Revisit your business budget

Entrepreneurs are usually so embroiled with the operational aspects of their business it’s not in their nature to take a step back and look at their business from a more macro perspective. Set aside some time to revisit your business budget (or establish one in the first place).

Take a good look at your monthly outgoings and try to find ways of freeing up cash by making cuts (if only temporarily). Remember that making cuts across the board may free up capital in the short term but will likely impede long-term growth (which is why the UK’s policy of austerity is leading to the slowest period of post-crisis recovery in the developed world), so look for the areas of spending with the lowest fiscal multipliers and cut where you can.

Find ways to increase revenue

As well as addressing the problem of debt, it’s also essential to address the cause, which is almost always a lack of revenue.
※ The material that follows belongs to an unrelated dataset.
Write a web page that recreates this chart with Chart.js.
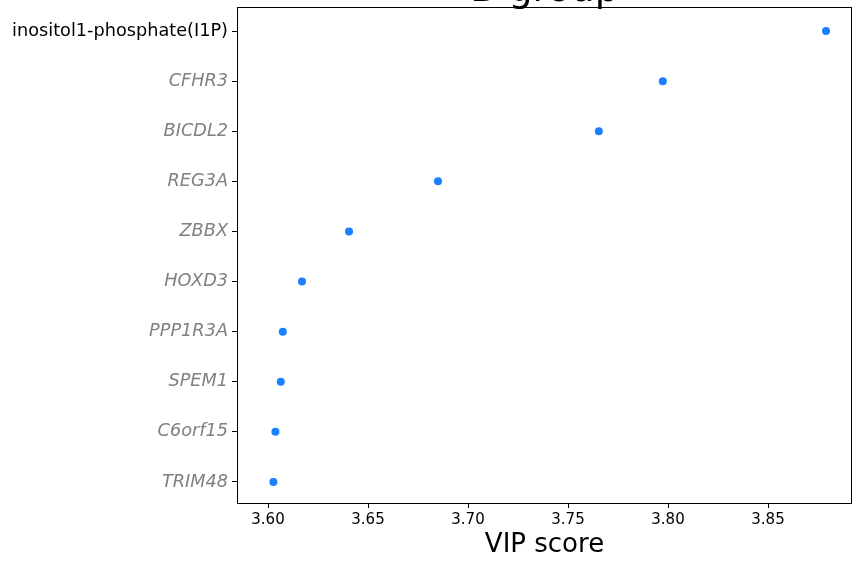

This could be because of a seasonal slump, a lack of sales, or a failure of marketing. Whatever the reason, it’s essential to find ways of increasing your revenue if you’re to pay off your business debts quickly now and in the future.

You likely guard the profit margins on every item of stock in your inventory, but while this is admirable, the store won’t generate any profit if it sits untouched on the shelf.

While many retailers and other businesses tend to let the passing of the seasons or external industry factors dictate when they throw sales, there’s never a wrong time to throw a deal to get more people through the door and shift some stock units.

You may not generate as much profit, but you’ll develop business. Impress these new customers, and they’ll keep returning to you, even when you return your prices to their usual rates.

You should also incentivize customer referrals. If it’s good enough to help Uber launch one of the most successful business models in recent history, it’s good enough for you. Giving your loyal customers a discount for referring friends, family, and colleagues to your business are always worth the initial profit dip as it leads to a broader customer base.